Musiques contemporaines et musiques populaires
La première moitié du XXe siècle vit la diffusion en masse de la musique s’accélérer comme jamais auparavant. On vit alors s’accroître les distances qui séparèrent d’une part musiques « légères » – à grande diffusion – et d’autre part « musique savante » – au public d’initiés. Que des compositeurs tels que Schoenberg, Stravinsky ou Varèse explorèrent les langages extra-tonaux renforça ce phénomène.
En ce début de XXIe siècle, qui vit l’essor des nouvelles technologies accompagner la mondialisation, l’articulation entre musiques « sérieuses » et musiques « populaires » se pose en d’autres termes que ceux qui se présentaient à Rossini lorsqu’il insérait un air populaire suisse dans son ouverture de Guillaume Tell. La question de la couleur locale ou du pittoresque est actuellement largement dépassée alors que celle de l’utilisation structurante des musiques populaires comme composante du processus de création – tel que l’avait initié Bartok – devient primordiale.
Dans un entretien qu’il a accordé à Isabelle Françaix en novembre 2012, Jean-Marie Rens aborde le dialogue musiques savantes / musiques populaires en ces termes : « Dans notre société polyculturelle, le paysage musical s’est affranchi de nombreux tabous.

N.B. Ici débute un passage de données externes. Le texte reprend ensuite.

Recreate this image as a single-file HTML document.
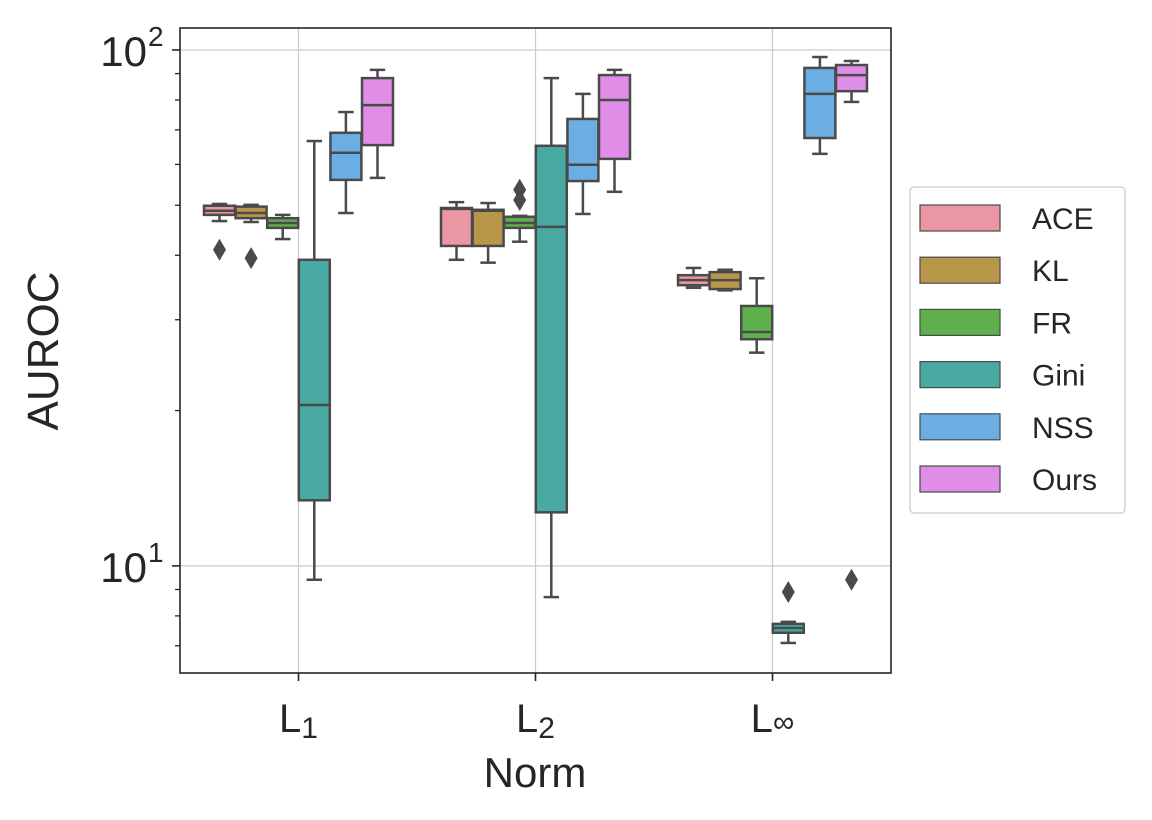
<!DOCTYPE html>
<html><head><meta charset="utf-8"><style>
body{margin:0;background:#fff;}
svg text{font-family:"Liberation Sans",Arial,sans-serif;fill:#262626;}
</style></head><body>
<svg width="1152" height="815" viewBox="0 0 1152 815">
<g id="grid"></g>
<g id="boxes"></g>
<rect x="180" y="28" width="711" height="645" fill="none" stroke="#262626" stroke-width="1.6"/>
<g id="axes"></g>
<text x="58" y="351" font-size="44" text-anchor="middle" transform="rotate(-90 58 351)">AUROC</text>
<text x="535" y="787" font-size="42" text-anchor="middle">Norm</text>
<g id="legend"></g>
</svg>
<script>
const categories=["L1","L2","L∞"];
const catLabels=[["L","1"],["L","2"],["L","∞"]];
const series=["ACE","KL","FR","Gini","NSS","Ours"];
const colors=["#ea96a3","#b8974a","#5fb14d","#49aaa4","#6aaee3","#e08de8"];
// each stat: [whislo, q1, median, q3, whishi] per category
const ACE=[[46.6,47.9,48.8,49.9,50.3],[39.2,41.7,49.2,49.4,50.7],[34.6,35.0,35.8,36.6,37.8]];
const KL=[[46.4,47.2,48.3,49.7,50.1],[38.7,41.7,48.8,49.0,50.5],[34.2,34.4,35.8,37.1,37.5]];
const FR=[[43.0,45.2,46.2,47.2,47.9],[42.5,45.2,46.2,47.5,47.7],[25.9,27.5,28.4,31.9,36.1]];
const Gini=[[9.4,13.4,20.5,39.2,66.6],[8.7,12.7,45.4,65.2,88.2],[7.09,7.42,7.58,7.72,7.79]];
const NSS=[[48.3,56.0,63.2,69.1,75.8],[48.1,55.7,59.9,73.5,82.2],[62.9,67.5,82.2,92.3,96.9]];
const Ours=[[56.5,65.4,78.2,88.2,91.5],[53.1,61.5,80.0,89.4,91.5],[79.3,83.2,89.4,93.5,95.2]];
const outliers=[[41.0],[39.5],[],[],[],[]];
const outliersL2=[[],[],[53.6,51.2],[],[],[]];
const outliersLinf=[[],[],[],[8.9],[],[9.4]];
const allStats=[ACE,KL,FR,Gini,NSS,Ours];
const allOut=[outliers,outliersL2,outliersLinf];
const yMajor=[10,100];
const yMinor=[7,8,9,20,30,40,50,60,70,80,90];

const NS="http://www.w3.org/2000/svg";
const X0=180,X1=891,Y0=28,Y1=673;
const logMin=Math.log10(6.2),logMax=Math.log10(110.3);
function y(v){return Y1-(Math.log10(v)-logMin)/(logMax-logMin)*(Y1-Y0);}
const band=(X1-X0)/categories.length;
function xc(i){return X0+band*(i+0.5);}
function mk(tag,attrs,parent){const e=document.createElementNS(NS,tag);for(const k in attrs)e.setAttribute(k,attrs[k]);parent.appendChild(e);return e;}
const grid=document.getElementById('grid'),boxes=document.getElementById('boxes'),axes=document.getElementById('axes'),legend=document.getElementById('legend');
categories.forEach((c,i)=>{const l=mk('line',{x1:xc(i),x2:xc(i),y1:Y0,y2:Y1,stroke:'#cccccc','stroke-width':1.3},grid);


const t=mk('line',{x1:xc(i),x2:xc(i),y1:Y1,y2:Y1+8,stroke:'#262626','stroke-width':1.6},axes);


const tx=mk('text',{x:xc(i),y:732,'font-size':40,'text-anchor':'middle'},axes);


tx.textContent=catLabels[i][0];
const sub=document.createElementNS(NS,'tspan');sub.setAttribute('font-size',30);sub.setAttribute('dy',catLabels[i][1]==="∞"?0:6);sub.textContent=catLabels[i][1];tx.appendChild(sub);});
yMajor.forEach(v=>{const l=mk('line',{x1:X0,x2:X1,y1:y(v),y2:y(v),stroke:'#cccccc','stroke-width':1.3},grid);


const t=mk('line',{x1:X0-8,x2:X0,y1:y(v),y2:y(v),stroke:'#262626','stroke-width':1.6},axes);


const tx=mk('text',{x:X0-33,y:y(v)+16,'font-size':42,'text-anchor':'end'},axes);


tx.textContent="10";
const sup=mk('text',{x:X0-32,y:y(v)-4,'font-size':28,'text-anchor':'start'},axes);


sup.textContent=String(Math.round(Math.log10(v)));});
yMinor.forEach(v=>{const t=mk('line',{x1:X0-5,x2:X0,y1:y(v),y2:y(v),stroke:'#262626','stroke-width':1.3},axes);

});
const gw=band*0.8,bw=gw/series.length,LC='#4a4a4a';
series.forEach((s,j)=>{categories.forEach((c,i)=>{
 const st=allStats[j][i];const cx=xc(i)-gw/2+bw*(j+0.5);const w=bw*0.98;
 const g=mk('g',{},boxes);
 
 
 mk('line',{x1:cx,x2:cx,y1:y(st[0]),y2:y(st[1]),stroke:LC,'stroke-width':2.5},g);
 mk('line',{x1:cx,x2:cx,y1:y(st[3]),y2:y(st[4]),stroke:LC,'stroke-width':2.5},g);
 mk('line',{x1:cx-w/4,x2:cx+w/4,y1:y(st[0]),y2:y(st[0]),stroke:LC,'stroke-width':2.5},g);
 mk('line',{x1:cx-w/4,x2:cx+w/4,y1:y(st[4]),y2:y(st[4]),stroke:LC,'stroke-width':2.5},g);
 mk('rect',{x:cx-w/2,y:y(st[3]),width:w,height:y(st[1])-y(st[3]),fill:colors[j],stroke:LC,'stroke-width':2.5},g);
 mk('line',{x1:cx-w/2,x2:cx+w/2,y1:y(st[2]),y2:y(st[2]),stroke:LC,'stroke-width':2.5},g);
 allOut[i][j].forEach(o=>{const d=mk('path',{d:`M${cx},${y(o)-11} L${cx+6.5},${y(o)} L${cx},${y(o)+11} L${cx-6.5},${y(o)} Z`,fill:LC},g);
 
 });
});});
mk('rect',{x:910,y:187,width:215,height:326,rx:4,fill:'#fff',stroke:'#cccccc','stroke-width':1.3},legend);
series.forEach((s,j)=>{const yy=218+j*52.2;
 const p=mk('rect',{x:920,y:yy-13,width:80,height:26,fill:colors[j],stroke:LC,'stroke-width':1.2},legend);
 
 
 const t=mk('text',{x:1032,y:yy+11,'font-size':30},legend);
 
 
 t.textContent=s;});
</script>
</body></html>
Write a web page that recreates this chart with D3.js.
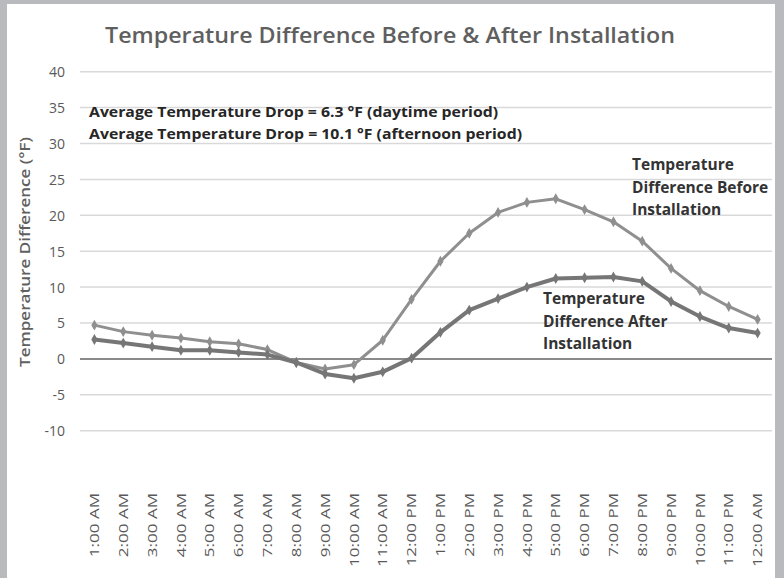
<!DOCTYPE html>
<html>
<head>
    <meta charset="utf-8">
    <title>Temperature Difference</title>
    <style>
        body { margin: 0; background: #b9babe; }
        svg { display: block; }
        text { font-family: "Open Sans", sans-serif; }
        .grid line { stroke: #d9d9d9; stroke-width: 1.5px; }
        .zero { stroke: #8a8a8a; stroke-width: 2px; }
        .tick text { fill: #595959; }
    </style>
</head>
<body>
    <script src="https://d3js.org/d3.v7.min.js"></script>
    <script>

        // hours along the x axis
        var hours = ["1:00 AM", "2:00 AM", "3:00 AM", "4:00 AM", "5:00 AM", "6:00 AM",
            "7:00 AM", "8:00 AM", "9:00 AM", "10:00 AM", "11:00 AM", "12:00 PM",
            "1:00 PM", "2:00 PM", "3:00 PM", "4:00 PM", "5:00 PM", "6:00 PM",
            "7:00 PM", "8:00 PM", "9:00 PM", "10:00 PM", "11:00 PM", "12:00 AM"];

        // temperature difference (°F)
        var before = [4.7, 3.8, 3.3, 2.9, 2.4, 2.1, 1.3, -0.5, -1.4, -0.8, 2.6, 8.3,
            13.6, 17.5, 20.4, 21.8, 22.3, 20.8, 19.1, 16.4, 12.6, 9.5, 7.3, 5.5];
        var after = [2.7, 2.2, 1.7, 1.2, 1.2, 0.9, 0.6, -0.5, -2.1, -2.7, -1.8, 0.1,
            3.7, 6.8, 8.4, 10.0, 11.2, 11.3, 11.4, 10.8, 8.0, 5.9, 4.3, 3.6];

        var yTicks = [-10, -5, 0, 5, 10, 15, 20, 25, 30, 35, 40];

        var notes = ["Average Temperature Drop = 6.3 °F (daytime period)",
            "Average Temperature Drop = 10.1 °F (afternoon period)"];

        var width = 784,
            height = 578;

        var svg = d3.select("body").append("svg")
            .attr("width", width)
            .attr("height", height);

        // white panel inside the grey frame
        svg.append("rect")
            .attr("x", 7)
            .attr("y", 4)
            .attr("width", 768)
            .attr("height", height - 4)
            .style("fill", "#fff");

        var x = d3.scalePoint()
            .domain(hours)
            .range([80, 772])
            .padding(0.5);

        var y = d3.scaleLinear()
            .domain([-10, 40])
            .range([430.7, 71.7]);

        // gridlines
        svg.append("g")
            .attr("class", "grid")
            .selectAll("line")
            .data(yTicks.filter(function (d) { return d != 0; }))
            .enter()
            .append("line")
            .attr("x1", 80)
            .attr("x2", 772)
            .attr("y1", function (d) { return y(d); })
            .attr("y2", function (d) { return y(d); });

        svg.append("line")
            .attr("class", "zero")
            .attr("x1", 80)
            .attr("x2", 772)
            .attr("y1", y(0))
            .attr("y2", y(0));

        // y axis labels (plain hyphen for negatives, as in the original)
        var yAxis = d3.axisLeft(y)
            .tickValues(yTicks)
            .tickFormat(function (d) { return String(d); })
            .tickSize(0)
            .tickPadding(0);
        svg.append("g")
            .attr("transform", "translate(65,0)")
            .call(yAxis)
            .call(function (g) { g.select(".domain").remove(); })
            .selectAll("text")
            .style("font-size", "14px")
            .attr("dy", "0.35em");

        // x axis labels, rotated and stretched like the original
        var xAxis = d3.axisBottom(x).tickSize(0).tickPadding(0);
        svg.append("g")
            .attr("transform", "translate(0,493)")
            .call(xAxis)
            .call(function (g) { g.select(".domain").remove(); })
            .selectAll("text")
            .style("font-size", "12px")
            .attr("transform", "rotate(-90) scale(1.42,1)")
            .attr("text-anchor", "end")
            .attr("x", 0)
            .attr("y", 0)
            .attr("dy", "0.35em");

        var line = d3.line()
            .x(function (d, i) { return x(hours[i]); })
            .y(function (d) { return y(d); });

        var diamond = d3.symbol().type(d3.symbolDiamond).size(34);

        function drawSeries(values, color, w) {
            svg.append("path")
                .datum(values)
                .attr("d", line)
                .style("fill", "none")
                .style("stroke", color)
                .style("stroke-width", w)
                .style("stroke-linejoin", "round");

            svg.append("g")
                .selectAll("path")
                .data(values)
                .enter()
                .append("path")
                .attr("d", diamond)
                .attr("transform", function (d, i) {
                    return "translate(" + x(hours[i]) + "," + y(d) + ")";
                })
                .style("fill", color);
        }

        drawSeries(before, "#8f8f8f", 3);
        drawSeries(after, "#767676", 4);

        // title
        svg.append("text")
            .attr("x", 390)
            .attr("y", 43)
            .attr("text-anchor", "middle")
            .attr("textLength", 570)
            .attr("lengthAdjust", "spacingAndGlyphs")
            .style("font-size", "22px")
            .style("font-weight", "600")
            .style("fill", "#5f5f5f")
            .text("Temperature Difference Before & After Installation");

        // y axis title
        svg.append("text")
            .attr("transform", "translate(30,252) rotate(-90)")
            .attr("text-anchor", "middle")
            .attr("textLength", 230)
            .attr("lengthAdjust", "spacingAndGlyphs")
            .style("font-size", "15px")
            .style("font-weight", "600")
            .style("fill", "#5f5f5f")
            .text("Temperature Difference (°F)");

        // average drop notes
        var noteWidths = [409, 433];
        svg.selectAll(".note")
            .data(notes)
            .enter()
            .append("text")
            .attr("class", "note")
            .attr("x", 89)
            .attr("y", function (d, i) { return 117 + i * 22; })
            .attr("textLength", function (d, i) { return noteWidths[i]; })
            .attr("lengthAdjust", "spacingAndGlyphs")
            .style("font-size", "15px")
            .style("font-weight", "bold")
            .style("fill", "#262626")
            .text(function (d) { return d; });

        // series labels
        function seriesLabel(lines, lx, ly) {
            var t = svg.append("text")
                .attr("x", lx)
                .attr("y", ly)
                .style("font-size", "15.5px")
                .style("font-weight", "bold")
                .style("fill", "#333");
            t.selectAll("tspan")
                .data(lines)
                .enter()
                .append("tspan")
                .attr("x", lx)
                .attr("dy", function (d, i) { return i == 0 ? 0 : 22.5; })
                .text(function (d) { return d; });
        }

        seriesLabel(["Temperature", "Difference Before", "Installation"], 632, 170);
        seriesLabel(["Temperature", "Difference After", "Installation"], 543, 304);

    </script>
</body>
</html>
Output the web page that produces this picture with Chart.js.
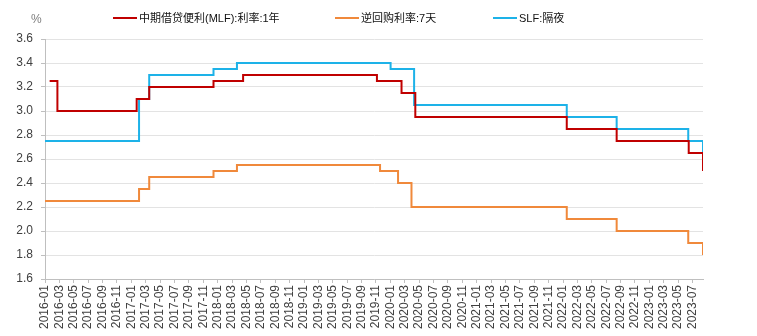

Comment des esthétiques autrefois dites « légères », tels que le jazz, le pop ou le rock, peuvent-elles contaminer la musique « sérieuse » ou « savante » ? Ces qualificatifs paraissent désuets à notre époque, mais ils ont paralysé bien des compositeurs dès le milieu du XXe siècle et favorisé le divorce toujours épineux de la musique contemporaine et de l’auditeur. Je me suis moi-même autocensuré à mes débuts. J’assume pleinement aujourd’hui les allers retours entre les esthétiques, pourvu qu’une œuvre soit réfléchie, travaillée et offre de multiples lectures (…). Je suis boulézien dans l’âme et en particulier au niveau de la complexité de la pensée. Mais cette complexité, si grande soit-elle, ne doit jamais reléguer la perception de l’auditeur au second plan. Aujourd’hui, dans mon travail de compositeur, cette complexité côtoie diverses esthétiques. Par exemple, je ne crains absolument plus que ma musique témoigne des réminiscences de mon passé musical, celui du rock et du jazz qui peuvent s’y intégrer avec pertinence : Genesis, Pat Mehetny, Keith Jarrett…
Jean-Marie Rens développe ces propos dans la présente vidéo en commentant des œuvres récentes, essentiellement Traces, pour flûtes et électronique (2006, pièce couronnée par un Octave de la musique 2012) et Trois petits poèmes lettristes pour double chœur mixte (sur des poèmes d’Arnould Massart, 2000).